● **Given records**
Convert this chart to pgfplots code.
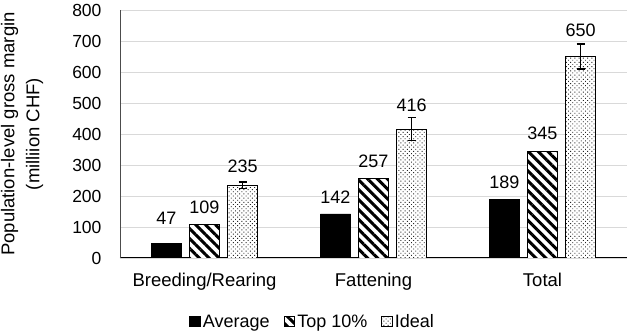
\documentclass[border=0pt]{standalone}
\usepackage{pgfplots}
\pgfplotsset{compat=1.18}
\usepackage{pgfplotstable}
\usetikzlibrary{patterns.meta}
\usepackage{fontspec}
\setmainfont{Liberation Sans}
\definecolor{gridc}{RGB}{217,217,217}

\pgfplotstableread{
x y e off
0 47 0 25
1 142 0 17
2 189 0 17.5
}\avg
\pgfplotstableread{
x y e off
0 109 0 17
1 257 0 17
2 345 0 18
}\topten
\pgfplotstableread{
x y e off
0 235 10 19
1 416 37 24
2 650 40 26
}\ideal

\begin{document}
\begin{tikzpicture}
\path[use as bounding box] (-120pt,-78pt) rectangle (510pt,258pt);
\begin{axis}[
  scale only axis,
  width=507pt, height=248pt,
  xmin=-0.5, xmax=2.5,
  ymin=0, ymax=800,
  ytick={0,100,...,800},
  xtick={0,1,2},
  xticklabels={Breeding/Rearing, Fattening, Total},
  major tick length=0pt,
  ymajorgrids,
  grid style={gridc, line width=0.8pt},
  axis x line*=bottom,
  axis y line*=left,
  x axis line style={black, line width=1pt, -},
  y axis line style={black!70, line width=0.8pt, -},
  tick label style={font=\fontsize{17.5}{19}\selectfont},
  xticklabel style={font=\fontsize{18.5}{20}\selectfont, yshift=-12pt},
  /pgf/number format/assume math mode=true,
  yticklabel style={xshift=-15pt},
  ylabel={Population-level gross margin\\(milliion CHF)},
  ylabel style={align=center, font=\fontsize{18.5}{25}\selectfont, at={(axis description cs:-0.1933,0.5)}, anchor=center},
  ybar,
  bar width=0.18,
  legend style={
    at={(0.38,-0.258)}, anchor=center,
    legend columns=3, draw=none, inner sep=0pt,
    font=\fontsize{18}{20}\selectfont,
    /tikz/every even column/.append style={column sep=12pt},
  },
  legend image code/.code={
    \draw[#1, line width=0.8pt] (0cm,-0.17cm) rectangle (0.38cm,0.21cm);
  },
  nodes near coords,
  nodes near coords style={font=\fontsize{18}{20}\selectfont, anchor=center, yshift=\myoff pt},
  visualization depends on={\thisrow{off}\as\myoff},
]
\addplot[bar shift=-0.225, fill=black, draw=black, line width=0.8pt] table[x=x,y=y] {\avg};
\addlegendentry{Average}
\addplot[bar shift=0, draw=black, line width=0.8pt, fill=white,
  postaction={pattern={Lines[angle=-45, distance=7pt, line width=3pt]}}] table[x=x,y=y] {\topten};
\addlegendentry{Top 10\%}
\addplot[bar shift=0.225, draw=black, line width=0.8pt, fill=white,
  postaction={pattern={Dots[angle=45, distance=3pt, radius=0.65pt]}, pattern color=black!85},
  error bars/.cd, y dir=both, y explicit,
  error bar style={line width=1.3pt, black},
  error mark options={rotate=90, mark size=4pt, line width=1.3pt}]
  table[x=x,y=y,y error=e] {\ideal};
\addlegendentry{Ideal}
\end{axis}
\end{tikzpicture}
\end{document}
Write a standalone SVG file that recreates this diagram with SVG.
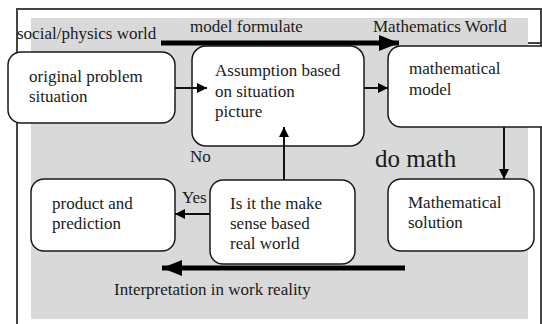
==
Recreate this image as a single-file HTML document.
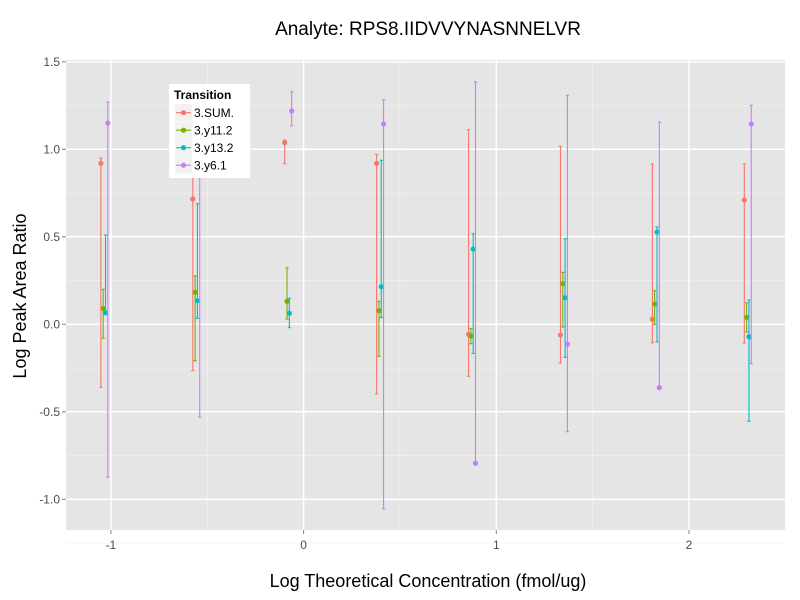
* * *
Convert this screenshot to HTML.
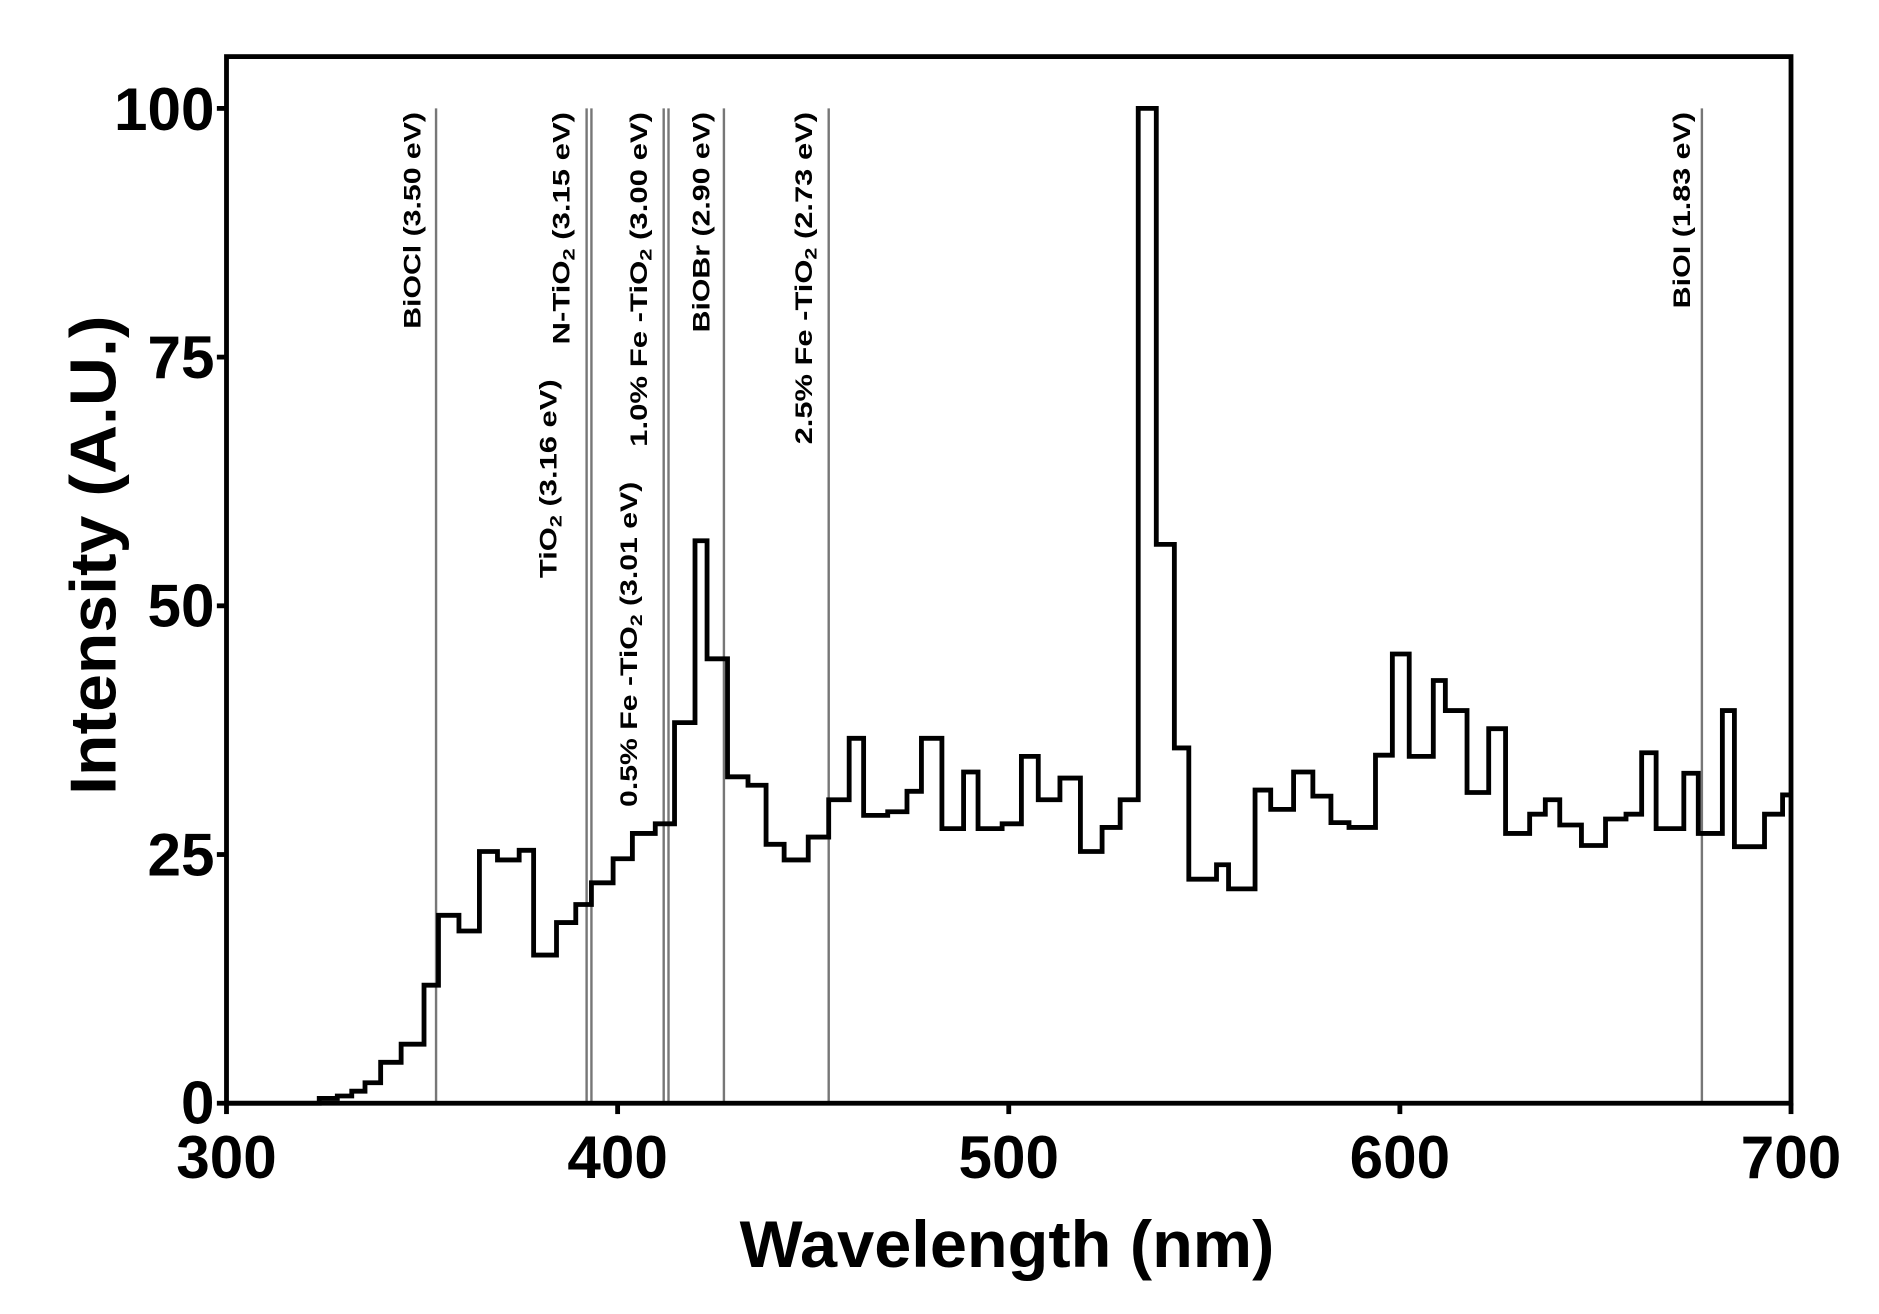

● **Task description**
Pull out all lines from the listing that contain the string "HTML".

● **Output for this exercise**
Recreate this image as a single-file HTML document.
Convert this screenshot to HTML.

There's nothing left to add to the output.